#### Written instruction
Tell how many lines contain the word "matplotlib". Reply with the number only.

#### Exercise materials

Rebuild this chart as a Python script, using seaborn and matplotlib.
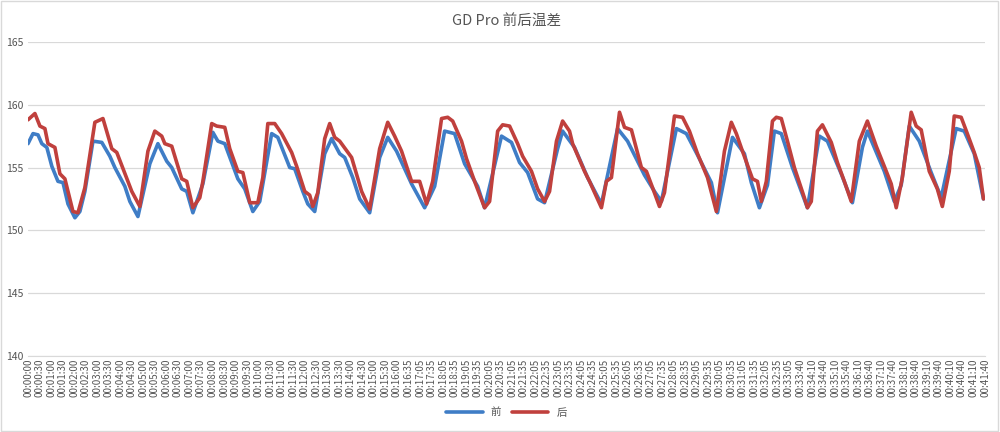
import matplotlib
matplotlib.use("Agg")
import matplotlib.pyplot as plt
import seaborn as sns
import pandas as pd

sns.set_style("white")
plt.rcParams['font.family'] = ['Noto Sans CJK SC', 'DejaVu Sans']

# tick labels (category axis)
tick_labels = ([f"00:{m:02d}:{s:02d}" for m in range(0, 16) for s in (0, 30)] + ["00:16:00"]
               + [f"00:{(995 + 30*i)//60:02d}:{(995 + 30*i)%60:02d}" for i in range(34)]
               + [f"00:{(2020 + 30*i)//60:02d}:{(2020 + 30*i)%60:02d}" for i in range(17)])

front_t = [0,13,26,36,49,62,78,91,104,122,135,148,169,192,213,226,252,265,286,317,338,361,374,400,413,429,455,481,494,512,546,564,585,603,634,650,681,694,715,728,746,772,790,811,824,845,863,889,915,936,959,998,1032,1058,1084,1110,1136,1170,1188,1232,1258,1279,1300,1326,1344,1378,1391,1422,1456,1492,1534,1560,1604,1630,1648,1687,1713,1742,1778,1794,1833,1864,1882,1903,1924,1942,1960,1989,2028,2059,2080,2116,2145,2171,2184,2228,2254,2272,2293,2319,2350,2376,2415,2436,2462,2486]
front_v = [156.9,157.7,157.6,156.9,156.6,155.1,153.9,153.8,152.1,151.0,151.5,153.1,157.1,157.0,155.9,155.0,153.5,152.3,151.1,155.3,156.9,155.5,155.0,153.3,153.1,151.4,153.7,157.8,157.1,156.9,154.1,153.3,151.5,152.3,157.7,157.4,155.0,154.9,153.1,152.1,151.5,156.1,157.3,156.1,155.8,154.2,152.5,151.4,155.8,157.4,156.3,153.7,151.8,153.5,157.9,157.7,155.3,153.5,151.8,157.5,157.0,155.4,154.6,152.5,152.2,156.5,157.9,156.6,154.2,152.1,158.1,157.1,154.4,153.1,152.3,158.1,157.7,156.0,153.8,151.4,157.4,156.1,153.8,151.8,153.6,157.9,157.7,155.0,151.8,157.5,157.1,154.5,152.2,156.6,157.9,154.7,152.3,153.6,158.3,157.1,154.6,152.6,158.1,157.9,156.1,152.5]

rear_t = [0,18,31,44,52,70,83,96,117,130,148,174,195,218,231,270,291,312,330,348,356,374,400,413,429,447,455,478,491,512,525,546,559,577,598,611,624,642,660,686,699,720,733,741,754,772,785,798,811,842,868,889,915,936,954,972,998,1019,1037,1053,1076,1092,1105,1128,1141,1162,1188,1201,1222,1235,1253,1274,1287,1310,1326,1344,1357,1375,1391,1409,1417,1448,1461,1492,1505,1518,1539,1552,1570,1596,1609,1625,1643,1656,1682,1703,1721,1742,1768,1791,1812,1830,1843,1859,1885,1898,1908,1921,1937,1947,1960,1976,1994,2020,2028,2038,2054,2067,2090,2106,2124,2142,2163,2184,2207,2228,2246,2259,2275,2298,2311,2324,2345,2366,2379,2397,2410,2428,2444,2462,2475,2486]
rear_v = [158.8,159.3,158.3,158.1,156.9,156.6,154.5,154.1,151.5,151.4,153.4,158.6,158.9,156.5,156.2,153.1,151.9,156.3,157.9,157.5,156.9,156.7,154.1,153.9,151.8,152.6,153.9,158.5,158.3,158.2,156.5,154.7,154.6,152.2,152.2,154.2,158.5,158.5,157.7,156.2,155.1,153.1,152.8,151.9,153.0,157.3,158.5,157.4,157.1,155.8,153.1,151.7,156.5,158.6,157.5,156.3,153.9,153.9,152.1,153.9,158.9,159.0,158.7,157.1,155.7,153.9,151.8,152.3,157.9,158.4,158.3,156.9,155.9,154.7,153.3,152.3,153.1,157.1,158.7,157.9,156.9,154.7,153.9,151.8,153.9,154.2,159.4,158.2,158.0,155.0,154.7,153.4,151.9,153.0,159.1,159.0,157.9,156.1,154.2,151.5,156.3,158.6,157.7,156.3,154.1,153.9,152.3,153.9,158.7,159.0,158.9,157.1,155.0,152.6,151.8,152.3,157.9,158.4,157.0,155.4,153.9,152.3,157.1,158.7,156.7,155.1,153.7,151.8,154.2,159.4,158.3,158.0,154.7,153.3,151.9,154.7,159.1,159.0,157.7,156.2,155.0,152.5]

fig = plt.figure(figsize=(10, 4.32), dpi=100)
ax = fig.add_axes([0.028, 0.176, 0.957, 0.727])
sns.lineplot(x=front_t, y=front_v, ax=ax, color="#3F7DC6", lw=2.6, label="前")
sns.lineplot(x=rear_t, y=rear_v, ax=ax, color="#C0403D", lw=2.6, label="后")

ax.set_ylim(140, 165)
ax.set_yticks(range(140, 166, 5))
ax.set_xlim(0, 30 * (len(tick_labels) - 1))
ax.set_xticks([30 * i for i in range(len(tick_labels))])
ax.set_xticklabels(tick_labels, rotation=90, fontsize=7, color="#555555")
ax.tick_params(axis='y', labelsize=7.5, colors="#555555", length=0)
ax.tick_params(axis='x', length=0, pad=2)
ax.grid(axis='y', color="#d9d9d9", lw=0.9)
for s in ax.spines.values():
    s.set_visible(False)
ax.spines['bottom'].set_visible(True)
ax.spines['bottom'].set_color("#d9d9d9")
ax.set_xlabel("")
ax.set_ylabel("")
ax.set_title("GD Pro 前后温差", fontsize=10.5, color="#555555", pad=12)
ax.legend(loc="center", bbox_to_anchor=(0.5, -0.18), ncol=2, frameon=False,
          fontsize=7.5, handlelength=3.5, columnspacing=1.0, labelcolor="#555555",
          borderpad=0.1)
fig.add_artist(plt.Rectangle((0.001, 0.002), 0.997, 0.995, transform=fig.transFigure,
                             fill=False, edgecolor="#d9d9d9", lw=1))
fig.savefig("out.png", dpi=100)
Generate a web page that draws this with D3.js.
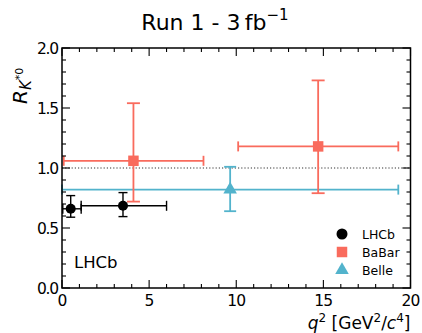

#### Response to this exercise
4